An industry group focusing on the fast-growing floating offshore wind market says the UK needs to set ambitious targets for floaters and believes the sector deserves its own ‘Sector Deal’ with the government.
The Friends of Floating Offshore Wind, a representative group of companies with an interest in the development of the floating offshore wind market, have released a position paper The Future’s Floating, requesting discussions on a Sector Deal with the UK Government based on socio-economic impact calculations.
The companies have called for a commitment to target 1 GW of floating offshore wind in development and realisation by 2025 and 5 GW by 2030.
The group has also requested discussions around a Sector Deal which offers support for the technology, either separately or as part of the wider offshore wind sector deal, to determine how the route to this market can be facilitated at the least cost for tax and bill payers.
Friends of Floating Offshore Wind chairman, Chris McConville said “Our position paper makes a compelling case for supporting floating offshore wind with a route to market in the UK.
“The technology ticks all the boxes of the UK’s Industrial Strategy and aligns with the vision for a transformed economy. Not making use of this opportunity would mean leaving the benefits of this promising industry to other nations, a mistake we can’t afford to make again.”
“Floating offshore wind is on the pathway to become commercially competitive with other forms of electricity generation and has the potential to further reduce the generation cost of offshore wind, particularly in deep water and challenging seabed sites,” said the body.
“This creates a new market with the associated supply chain, employment and export opportunities from which first movers and those with experience in related fields such as offshore oil and gas or maritime will benefit most.

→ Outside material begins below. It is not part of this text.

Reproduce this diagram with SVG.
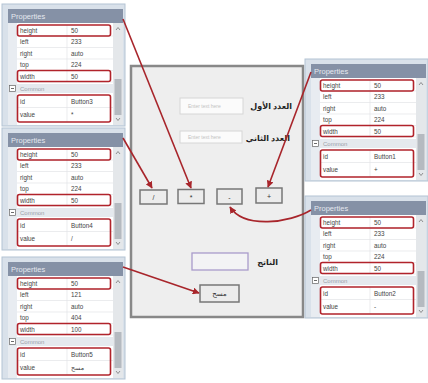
<svg xmlns="http://www.w3.org/2000/svg" width="428" height="383" viewBox="0 0 428 383">
<style>
text{font-family:"Liberation Sans","Noto Sans",Arial,sans-serif}
.frame{fill:#d9e1ea;stroke:#b3c3d3;stroke-width:1}
.hdr{fill:#8591a6}
.htxt{fill:#e4e8ef;font-size:7.5px}
.grid{fill:#ffffff}
.gut{fill:#e8ecf1}
.rl{stroke:#e2e4e6;stroke-width:0.7}
.nm{fill:#444;font-size:6.3px}
.vl{fill:#444;font-size:6.3px}
.cat{fill:#e5e9ee}
.ctxt{fill:#9aa0a8;font-size:6px}
.sb{fill:#e4e7ea}
.thumb{fill:#b5bac0}
.chev{fill:none;stroke:#777;stroke-width:0.8}
.red{fill:none;stroke:#b1232b;stroke-width:1.6}
.form{fill:#eeeeee;stroke:#888;stroke-width:2.5}
.tf{fill:#fbfbfb;stroke:#d6d6d6;stroke-width:1}
.ph{fill:#c2c2c2;font-size:5px}
.ar{font-family:"Noto Sans","DejaVu Sans",sans-serif;font-size:8px;font-weight:bold;fill:#222}
.btn{fill:#ececec;stroke:#777;stroke-width:1.5}
.bt{fill:#333;font-size:7px;text-anchor:middle}
.conn{fill:none;stroke:#a8252b;stroke-width:1.6}
</style>
<defs>
<marker id="ah" viewBox="0 0 10 10" refX="9" refY="5" markerWidth="7" markerHeight="7" markerUnits="userSpaceOnUse" orient="auto">
<path d="M0,0 L10,5 L0,10 z" fill="#a8252b"/>
</marker>
<g id="base">
<rect class="frame" x="-6" y="-5" width="123" height="122"/>
<rect class="hdr" x="0" y="0" width="115" height="14"/>
<text class="htxt" x="3" y="10">Properties</text>
<rect class="grid" x="0" y="14" width="105" height="102"/>
<rect class="gut" x="0" y="14" width="9" height="102"/>
<line class="rl" x1="9" y1="27" x2="105" y2="27"/>
<line class="rl" x1="9" y1="38.5" x2="105" y2="38.5"/>
<line class="rl" x1="9" y1="50" x2="105" y2="50"/>
<line class="rl" x1="9" y1="61.5" x2="105" y2="61.5"/>
<line class="rl" x1="9" y1="73" x2="105" y2="73"/>
<line class="rl" x1="9" y1="98.5" x2="105" y2="98.5"/>
<line class="rl" x1="59" y1="16" x2="59" y2="73"/>
<line class="rl" x1="59" y1="86" x2="59" y2="113"/>
<rect class="cat" x="0" y="75" width="105" height="9"/>
<rect x="1.5" y="76.5" width="6" height="6" fill="#fff" stroke="#666" stroke-width="0.7"/>
<line x1="3" y1="79.5" x2="6" y2="79.5" stroke="#444" stroke-width="0.8"/>
<text class="ctxt" x="12" y="82">Common</text>
<rect class="sb" x="105" y="14" width="10" height="102"/>
<path class="chev" d="M108,21 L110,18.5 L112,21"/>
<rect class="thumb" x="106.5" y="70" width="7" height="36"/>
<path class="chev" d="M108,109 L110,111.5 L112,109"/>
</g>
</defs>

<g id="form">
<rect class="form" x="131" y="66" width="172" height="251"/>
</g>

<g id="field1">
<rect class="tf" x="180" y="98" width="63" height="16"/>
<text class="ph" x="188" y="108">Enter text here</text>
<text class="ar" x="292" y="109" text-anchor="end">العدد الأول</text>
</g>
<g id="field2">
<rect class="tf" x="180" y="131" width="62" height="12"/>
<text class="ph" x="188" y="139">Enter text here</text>
<text class="ar" x="290" y="141" text-anchor="end">العدد الثاني</text>
</g>

<g id="button4"><rect class="btn" x="140" y="190" width="27" height="14"/><text class="bt" x="153.5" y="200">/</text></g>
<g id="button3"><rect class="btn" x="178" y="189.5" width="26" height="14"/><text class="bt" x="191" y="200">*</text></g>
<g id="button2"><rect class="btn" x="217" y="189" width="25" height="15"/><text class="bt" x="229.5" y="200">-</text></g>
<g id="button1"><rect class="btn" x="256" y="188" width="26" height="15"/><text class="bt" x="269" y="199">+</text></g>

<g id="result">
<rect x="192" y="253" width="56" height="17" fill="#f3f3f5" stroke="#a99bcb" stroke-width="1.3"/>
<text class="ar" x="278" y="265" text-anchor="end">الناتج</text>
</g>
<g id="button5"><rect class="btn" x="200" y="285" width="39" height="17"/><text class="bt" x="219.5" y="296" style="font-family:'Noto Sans','DejaVu Sans',sans-serif">مسح</text></g>

<g id="props3" transform="translate(8,9)">
<use href="#base"/>
<text class="nm" x="12" y="24">height</text><text class="vl" x="63" y="24">50</text>
<text class="nm" x="12" y="35">left</text><text class="vl" x="63" y="35">233</text>
<text class="nm" x="12" y="46.5">right</text><text class="vl" x="63" y="46.5">auto</text>
<text class="nm" x="12" y="58">top</text><text class="vl" x="63" y="58">224</text>
<text class="nm" x="12" y="69.5">width</text><text class="vl" x="63" y="69.5">50</text>
<text class="nm" x="12" y="95">id</text><text class="vl" x="63" y="95">Button3</text>
<text class="nm" x="12" y="107.5">value</text><text class="vl" x="63" y="107.5">*</text>
<rect class="red" x="9.5" y="16" width="93" height="11" rx="2"/>
<rect class="red" x="9.5" y="61.5" width="93" height="11" rx="2"/>
<rect class="red" x="9.5" y="86" width="93" height="27" rx="2"/>
</g>

<g id="props4" transform="translate(8,133)">
<use href="#base"/>
<text class="nm" x="12" y="24">height</text><text class="vl" x="63" y="24">50</text>
<text class="nm" x="12" y="35">left</text><text class="vl" x="63" y="35">233</text>
<text class="nm" x="12" y="46.5">right</text><text class="vl" x="63" y="46.5">auto</text>
<text class="nm" x="12" y="58">top</text><text class="vl" x="63" y="58">224</text>
<text class="nm" x="12" y="69.5">width</text><text class="vl" x="63" y="69.5">50</text>
<text class="nm" x="12" y="95">id</text><text class="vl" x="63" y="95">Button4</text>
<text class="nm" x="12" y="107.5">value</text><text class="vl" x="63" y="107.5">/</text>
<rect class="red" x="9.5" y="16" width="93" height="11" rx="2"/>
<rect class="red" x="9.5" y="61.5" width="93" height="11" rx="2"/>
<rect class="red" x="9.5" y="86" width="93" height="27" rx="2"/>
</g>

<g id="props5" transform="translate(8,262)">
<use href="#base"/>
<text class="nm" x="12" y="24">height</text><text class="vl" x="63" y="24">50</text>
<text class="nm" x="12" y="35">left</text><text class="vl" x="63" y="35">121</text>
<text class="nm" x="12" y="46.5">right</text><text class="vl" x="63" y="46.5">auto</text>
<text class="nm" x="12" y="58">top</text><text class="vl" x="63" y="58">404</text>
<text class="nm" x="12" y="69.5">width</text><text class="vl" x="63" y="69.5">100</text>
<text class="nm" x="12" y="95">id</text><text class="vl" x="63" y="95">Button5</text>
<text class="nm" x="12" y="107.5">value</text><text class="vl" x="63" y="107.5" style="font-family:'Noto Sans','DejaVu Sans',sans-serif">مسح</text>
<rect class="red" x="9.5" y="16" width="93" height="11" rx="2"/>
<rect class="red" x="9.5" y="61.5" width="93" height="11" rx="2"/>
<rect class="red" x="9.5" y="86" width="93" height="27" rx="2"/>
</g>

<g id="props1" transform="translate(311,64)">
<use href="#base"/>
<text class="nm" x="12" y="24">height</text><text class="vl" x="63" y="24">50</text>
<text class="nm" x="12" y="35">left</text><text class="vl" x="63" y="35">233</text>
<text class="nm" x="12" y="46.5">right</text><text class="vl" x="63" y="46.5">auto</text>
<text class="nm" x="12" y="58">top</text><text class="vl" x="63" y="58">224</text>
<text class="nm" x="12" y="69.5">width</text><text class="vl" x="63" y="69.5">50</text>
<text class="nm" x="12" y="95">id</text><text class="vl" x="63" y="95">Button1</text>
<text class="nm" x="12" y="107.5">value</text><text class="vl" x="63" y="107.5">+</text>
<rect class="red" x="9.5" y="16" width="93" height="11" rx="2"/>
<rect class="red" x="9.5" y="61.5" width="93" height="11" rx="2"/>
<rect class="red" x="9.5" y="86" width="93" height="27" rx="2"/>
</g>

<g id="props2" transform="translate(311,201)">
<use href="#base"/>
<text class="nm" x="12" y="24">height</text><text class="vl" x="63" y="24">50</text>
<text class="nm" x="12" y="35">left</text><text class="vl" x="63" y="35">233</text>
<text class="nm" x="12" y="46.5">right</text><text class="vl" x="63" y="46.5">auto</text>
<text class="nm" x="12" y="58">top</text><text class="vl" x="63" y="58">224</text>
<text class="nm" x="12" y="69.5">width</text><text class="vl" x="63" y="69.5">50</text>
<text class="nm" x="12" y="95">id</text><text class="vl" x="63" y="95">Button2</text>
<text class="nm" x="12" y="107.5">value</text><text class="vl" x="63" y="107.5">-</text>
<rect class="red" x="9.5" y="16" width="93" height="11" rx="2"/>
<rect class="red" x="9.5" y="61.5" width="93" height="11" rx="2"/>
<rect class="red" x="9.5" y="86" width="93" height="27" rx="2"/>
</g>

<g id="connectors">
<path class="conn" d="M123,19 L191,188" marker-end="url(#ah)"/>
<path class="conn" d="M123,138 L152,188" marker-end="url(#ah)"/>
<path class="conn" d="M123,267 L199,293" marker-end="url(#ah)"/>
<path class="conn" d="M311,72 L268,187" marker-end="url(#ah)"/>
<path class="conn" d="M311,210 C290,223 244,229 230,207" marker-end="url(#ah)"/>
</g>
</svg>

“Calculations of the local gross value added (GVA) underpin that the GVA returns justify the investment in supporting pilot and particularly precommercial arrays, where the GVA exceeds the cost of support.
“The support of these projects would also offer local employment and the development of local supply chains for export markets, especially in deprived areas or where the transition and diversification from offshore oil and gas is needed the most.”